- _WORK TO COMPLETE_
Skip every picture and transcribe the remaining material exactly.
^^^^^^^^^^^^^^^^
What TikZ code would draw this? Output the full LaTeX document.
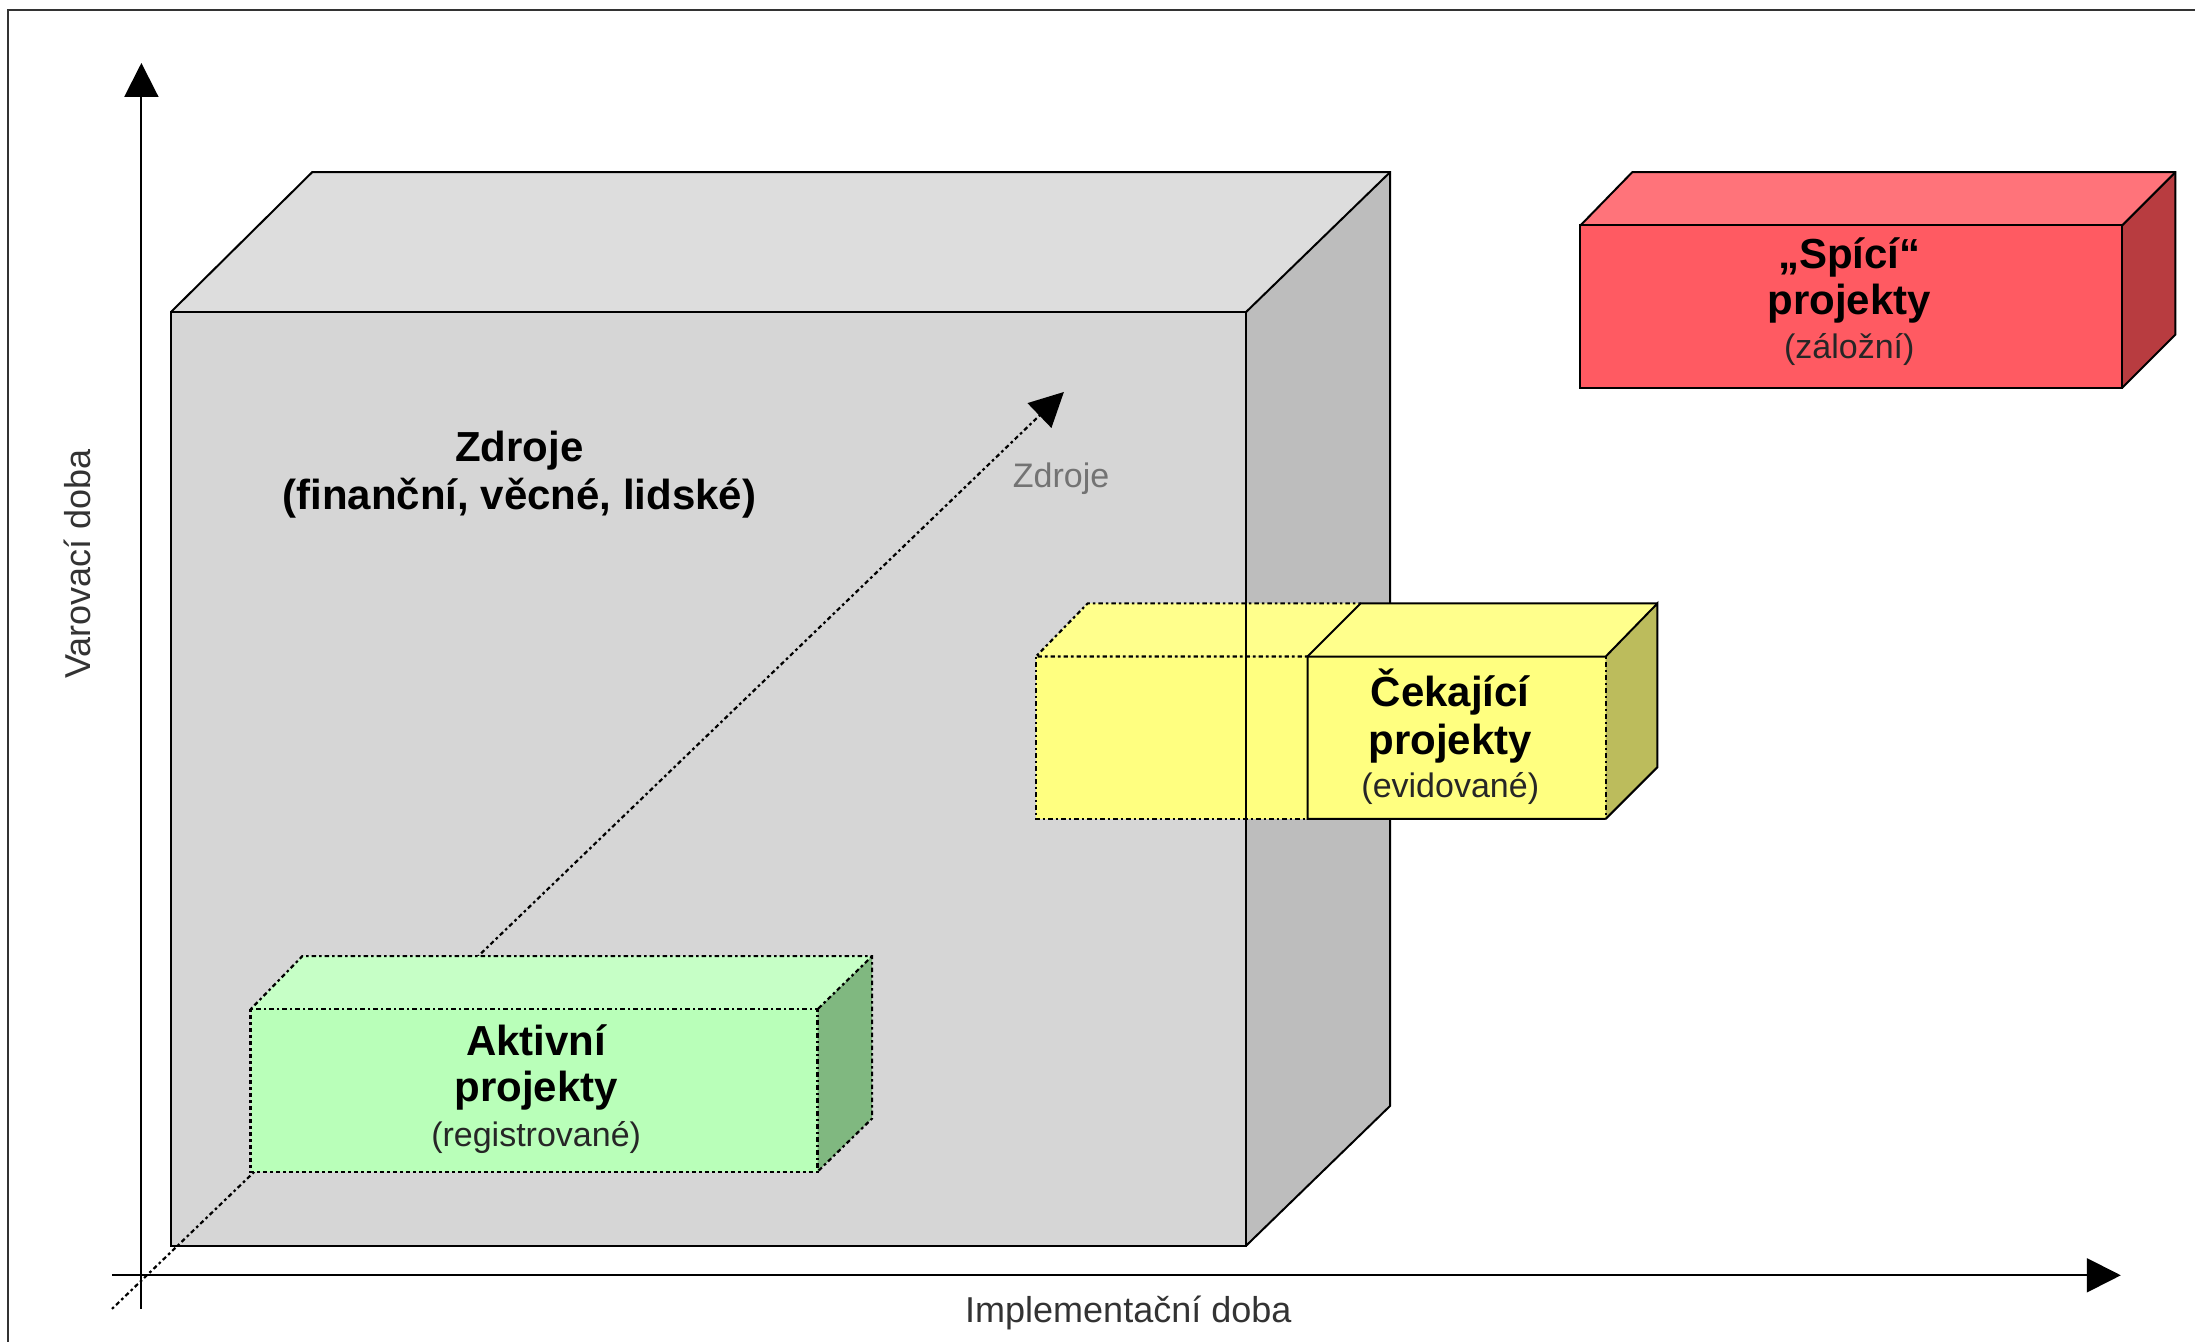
\documentclass[tikz,border=0pt]{standalone}
\usepackage{fontspec}
\setmainfont{Liberation Sans}
\usetikzlibrary{arrows.meta}
\definecolor{cubeF}{HTML}{D6D6D6}
\definecolor{cubeT}{HTML}{DDDDDD}
\definecolor{cubeS}{HTML}{BDBDBD}
\definecolor{grF}{HTML}{B9FFB9}
\definecolor{grT}{HTML}{C6FFC6}
\definecolor{grS}{HTML}{80B880}
\definecolor{yeF}{HTML}{FFFF80}
\definecolor{yeT}{HTML}{FFFF8C}
\definecolor{yeS}{HTML}{BCBC5C}
\definecolor{reF}{HTML}{FF5A62}
\definecolor{reT}{HTML}{FF737A}
\definecolor{reS}{HTML}{B83C40}
\begin{document}
\begin{tikzpicture}[x=0.7pt,y=-0.7pt,
  edge/.style={line width=1pt, line join=miter},
  dotedge/.style={line width=1.1pt, dash pattern=on 1.3pt off 1.5pt on 2.2pt off 1.5pt},
  axis/.style={line width=1pt, -{Triangle[length=17pt,width=17pt]}},
  boldlbl/.style={font=\fontsize{21}{24}\selectfont\bfseries, anchor=base, inner sep=0pt},
  sublbl/.style={font=\fontsize{17}{20}\selectfont, text=black!85, anchor=base, inner sep=0pt},
  axlbl/.style={font=\fontsize{18}{21}\selectfont, text=black!80, inner sep=0pt}]
\useasboundingbox (0,0) rectangle (1568,958);
% frame
\draw[line width=1pt, black!80] (6,960) -- (6,7) -- (1570,7);
% axes
\coordinate (yax0) at (101,935);
\coordinate (yax1) at (101,45);
\coordinate (xax0) at (80,911);
\coordinate (xax1) at (1515,911);
\draw[axis] (yax0) -- (yax1);
\draw[axis] (xax0) -- (xax1);
% big cube
\coordinate (cFTL) at (122,223);
\coordinate (cFTR) at (890,223);
\coordinate (cFBR) at (890,890);
\coordinate (cFBL) at (122,890);
\coordinate (cBTL) at (223,123);
\coordinate (cBTR) at (993,123);
\coordinate (cBBR) at (993,790);
\fill[cubeF] (cFTL) rectangle (cFBR);
\fill[cubeT] (cFTL) -- (cBTL) -- (cBTR) -- (cFTR) -- cycle;
\fill[cubeS] (cFTR) -- (cBTR) -- (cBBR) -- (cFBR) -- cycle;
\draw[edge] (cFTL) rectangle (cFBR);
\draw[edge] (cFTL) -- (cBTL) -- (cBTR) -- (cBBR) -- (cFBR);
\draw[edge] (cBTR) -- (cFTR);
% resources diagonal
\coordinate (dstart) at (80,935);
\coordinate (dend) at (760,280);
\draw[dotedge, -{Triangle[length=17pt,width=17pt]}] (dstart) -- (dend);
% green box
\coordinate (gFTL) at (179,721);
\coordinate (gFTR) at (584,721);
\coordinate (gFBR) at (584,837);
\coordinate (gFBL) at (179,837);
\coordinate (gBTL) at (216,683);
\coordinate (gBTR) at (623,683);
\coordinate (gBBR) at (623,799);
\fill[grF] (gFTL) rectangle (gFBR);
\fill[grT] (gFTL) -- (gBTL) -- (gBTR) -- (gFTR) -- cycle;
\fill[grS] (gFTR) -- (gBTR) -- (gBBR) -- (gFBR) -- cycle;
\draw[dotedge] (gFTL) rectangle (gFBR);
\draw[dotedge] (gFTL) -- (gBTL) -- (gBTR) -- (gBBR) -- (gFBR);
\draw[dotedge] (gBTR) -- (gFTR);
% yellow box
\coordinate (yGTL) at (740,469);
\coordinate (yGBL) at (740,585);
\coordinate (yGBTL) at (777,431);
\coordinate (yFTL) at (934,469);
\coordinate (yFBL) at (934,585);
\coordinate (yBTM) at (972,431);
\coordinate (yFTR) at (1147,469);
\coordinate (yFBR) at (1147,585);
\coordinate (yBTR) at (1184,431);
\coordinate (yBBR) at (1184,548);
\fill[yeF] (yGTL) rectangle (yFBR);
\fill[yeT] (yGTL) -- (yGBTL) -- (yBTR) -- (yFTR) -- cycle;
\fill[yeS] (yFTR) -- (yBTR) -- (yBBR) -- (yFBR) -- cycle;
\draw[dotedge] (yFTL) -- (yGTL) -- (yGBTL) -- (yBTM);
\draw[dotedge] (yGTL) -- (yGBL) -- (yFBL);
\draw[dotedge] (yFTR) -- (yFBR);
\draw[edge] (yFBR) -- (yFBL) -- (yFTL) -- (yFTR) -- (yBTR) -- (yBBR) -- (yFBR);
\draw[edge] (yFTL) -- (yBTM) -- (yBTR);
% cube edge seen over the yellow box
\draw[edge] (cFTR) -- (cFBR);
% red box
\coordinate (rFTL) at (1129,161);
\coordinate (rFTR) at (1516,161);
\coordinate (rFBR) at (1516,277);
\coordinate (rFBL) at (1129,277);
\coordinate (rBTL) at (1166,123);
\coordinate (rBTR) at (1554,123);
\coordinate (rBBR) at (1554,239);
\fill[reF] (rFTL) rectangle (rFBR);
\fill[reT] (rFTL) -- (rBTL) -- (rBTR) -- (rFTR) -- cycle;
\fill[reS] (rFTR) -- (rBTR) -- (rBBR) -- (rFBR) -- cycle;
\draw[edge] (rFTL) rectangle (rFBR);
\draw[edge] (rFTL) -- (rBTL) -- (rBTR) -- (rBBR) -- (rFBR);
\draw[edge] (rBTR) -- (rFTR);
% labels
\node[boldlbl] (zdrT) at (371,330) {Zdroje};
\node[boldlbl] (zdrS) at (371,364) {(finanční, věcné, lidské)};
\node[font=\fontsize{17}{20}\selectfont, text=black!55, anchor=base, inner sep=0pt] (zdrA) at (758,348) {Zdroje};
\node[boldlbl] (aktT) at (383,754) {Aktivní};
\node[boldlbl] (aktP) at (383,787) {projekty};
\node[sublbl] (aktS) at (383,819) {(registrované)};
\node[boldlbl] (cekT) at (1036,505) {Čekající};
\node[boldlbl] (cekP) at (1036,539) {projekty};
\node[sublbl] (cekS) at (1036,570) {(evidované)};
\node[boldlbl] (spiT) at (1321,192) {„Spící“};
\node[boldlbl] (spiP) at (1321,225) {projekty};
\node[sublbl] (spiS) at (1321,256) {(záložní)};
\node[axlbl, rotate=90] (ylbl) at (55,403) {Varovací doba};
\node[axlbl] (xlbl) at (806,938) {Implementační doba};
\end{tikzpicture}
\end{document}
^^^^^^^^^^^^^^^^
- _WRITTEN RESPONSE_
What TikZ code would draw this? Output the full LaTeX document.
\documentclass[tikz,border=0pt]{standalone}
\usepackage{fontspec}
\setmainfont{Liberation Sans}
\usetikzlibrary{arrows.meta}
\definecolor{cubeF}{HTML}{D6D6D6}
\definecolor{cubeT}{HTML}{DDDDDD}
\definecolor{cubeS}{HTML}{BDBDBD}
\definecolor{grF}{HTML}{B9FFB9}
\definecolor{grT}{HTML}{C6FFC6}
\definecolor{grS}{HTML}{80B880}
\definecolor{yeF}{HTML}{FFFF80}
\definecolor{yeT}{HTML}{FFFF8C}
\definecolor{yeS}{HTML}{BCBC5C}
\definecolor{reF}{HTML}{FF5A62}
\definecolor{reT}{HTML}{FF737A}
\definecolor{reS}{HTML}{B83C40}
\begin{document}
\begin{tikzpicture}[x=0.7pt,y=-0.7pt,
  edge/.style={line width=1pt, line join=miter},
  dotedge/.style={line width=1.1pt, dash pattern=on 1.3pt off 1.5pt on 2.2pt off 1.5pt},
  axis/.style={line width=1pt, -{Triangle[length=17pt,width=17pt]}},
  boldlbl/.style={font=\fontsize{21}{24}\selectfont\bfseries, anchor=base, inner sep=0pt},
  sublbl/.style={font=\fontsize{17}{20}\selectfont, text=black!85, anchor=base, inner sep=0pt},
  axlbl/.style={font=\fontsize{18}{21}\selectfont, text=black!80, inner sep=0pt}]
\useasboundingbox (0,0) rectangle (1568,958);
% frame
\draw[line width=1pt, black!80] (6,960) -- (6,7) -- (1570,7);
% axes
\coordinate (yax0) at (101,935);
\coordinate (yax1) at (101,45);
\coordinate (xax0) at (80,911);
\coordinate (xax1) at (1515,911);
\draw[axis] (yax0) -- (yax1);
\draw[axis] (xax0) -- (xax1);
% big cube
\coordinate (cFTL) at (122,223);
\coordinate (cFTR) at (890,223);
\coordinate (cFBR) at (890,890);
\coordinate (cFBL) at (122,890);
\coordinate (cBTL) at (223,123);
\coordinate (cBTR) at (993,123);
\coordinate (cBBR) at (993,790);
\fill[cubeF] (cFTL) rectangle (cFBR);
\fill[cubeT] (cFTL) -- (cBTL) -- (cBTR) -- (cFTR) -- cycle;
\fill[cubeS] (cFTR) -- (cBTR) -- (cBBR) -- (cFBR) -- cycle;
\draw[edge] (cFTL) rectangle (cFBR);
\draw[edge] (cFTL) -- (cBTL) -- (cBTR) -- (cBBR) -- (cFBR);
\draw[edge] (cBTR) -- (cFTR);
% resources diagonal
\coordinate (dstart) at (80,935);
\coordinate (dend) at (760,280);
\draw[dotedge, -{Triangle[length=17pt,width=17pt]}] (dstart) -- (dend);
% green box
\coordinate (gFTL) at (179,721);
\coordinate (gFTR) at (584,721);
\coordinate (gFBR) at (584,837);
\coordinate (gFBL) at (179,837);
\coordinate (gBTL) at (216,683);
\coordinate (gBTR) at (623,683);
\coordinate (gBBR) at (623,799);
\fill[grF] (gFTL) rectangle (gFBR);
\fill[grT] (gFTL) -- (gBTL) -- (gBTR) -- (gFTR) -- cycle;
\fill[grS] (gFTR) -- (gBTR) -- (gBBR) -- (gFBR) -- cycle;
\draw[dotedge] (gFTL) rectangle (gFBR);
\draw[dotedge] (gFTL) -- (gBTL) -- (gBTR) -- (gBBR) -- (gFBR);
\draw[dotedge] (gBTR) -- (gFTR);
% yellow box
\coordinate (yGTL) at (740,469);
\coordinate (yGBL) at (740,585);
\coordinate (yGBTL) at (777,431);
\coordinate (yFTL) at (934,469);
\coordinate (yFBL) at (934,585);
\coordinate (yBTM) at (972,431);
\coordinate (yFTR) at (1147,469);
\coordinate (yFBR) at (1147,585);
\coordinate (yBTR) at (1184,431);
\coordinate (yBBR) at (1184,548);
\fill[yeF] (yGTL) rectangle (yFBR);
\fill[yeT] (yGTL) -- (yGBTL) -- (yBTR) -- (yFTR) -- cycle;
\fill[yeS] (yFTR) -- (yBTR) -- (yBBR) -- (yFBR) -- cycle;
\draw[dotedge] (yFTL) -- (yGTL) -- (yGBTL) -- (yBTM);
\draw[dotedge] (yGTL) -- (yGBL) -- (yFBL);
\draw[dotedge] (yFTR) -- (yFBR);
\draw[edge] (yFBR) -- (yFBL) -- (yFTL) -- (yFTR) -- (yBTR) -- (yBBR) -- (yFBR);
\draw[edge] (yFTL) -- (yBTM) -- (yBTR);
% cube edge seen over the yellow box
\draw[edge] (cFTR) -- (cFBR);
% red box
\coordinate (rFTL) at (1129,161);
\coordinate (rFTR) at (1516,161);
\coordinate (rFBR) at (1516,277);
\coordinate (rFBL) at (1129,277);
\coordinate (rBTL) at (1166,123);
\coordinate (rBTR) at (1554,123);
\coordinate (rBBR) at (1554,239);
\fill[reF] (rFTL) rectangle (rFBR);
\fill[reT] (rFTL) -- (rBTL) -- (rBTR) -- (rFTR) -- cycle;
\fill[reS] (rFTR) -- (rBTR) -- (rBBR) -- (rFBR) -- cycle;
\draw[edge] (rFTL) rectangle (rFBR);
\draw[edge] (rFTL) -- (rBTL) -- (rBTR) -- (rBBR) -- (rFBR);
\draw[edge] (rBTR) -- (rFTR);
% labels
\node[boldlbl] (zdrT) at (371,330) {Zdroje};
\node[boldlbl] (zdrS) at (371,364) {(finanční, věcné, lidské)};
\node[font=\fontsize{17}{20}\selectfont, text=black!55, anchor=base, inner sep=0pt] (zdrA) at (758,348) {Zdroje};
\node[boldlbl] (aktT) at (383,754) {Aktivní};
\node[boldlbl] (aktP) at (383,787) {projekty};
\node[sublbl] (aktS) at (383,819) {(registrované)};
\node[boldlbl] (cekT) at (1036,505) {Čekající};
\node[boldlbl] (cekP) at (1036,539) {projekty};
\node[sublbl] (cekS) at (1036,570) {(evidované)};
\node[boldlbl] (spiT) at (1321,192) {„Spící“};
\node[boldlbl] (spiP) at (1321,225) {projekty};
\node[sublbl] (spiS) at (1321,256) {(záložní)};
\node[axlbl, rotate=90] (ylbl) at (55,403) {Varovací doba};
\node[axlbl] (xlbl) at (806,938) {Implementační doba};
\end{tikzpicture}
\end{document}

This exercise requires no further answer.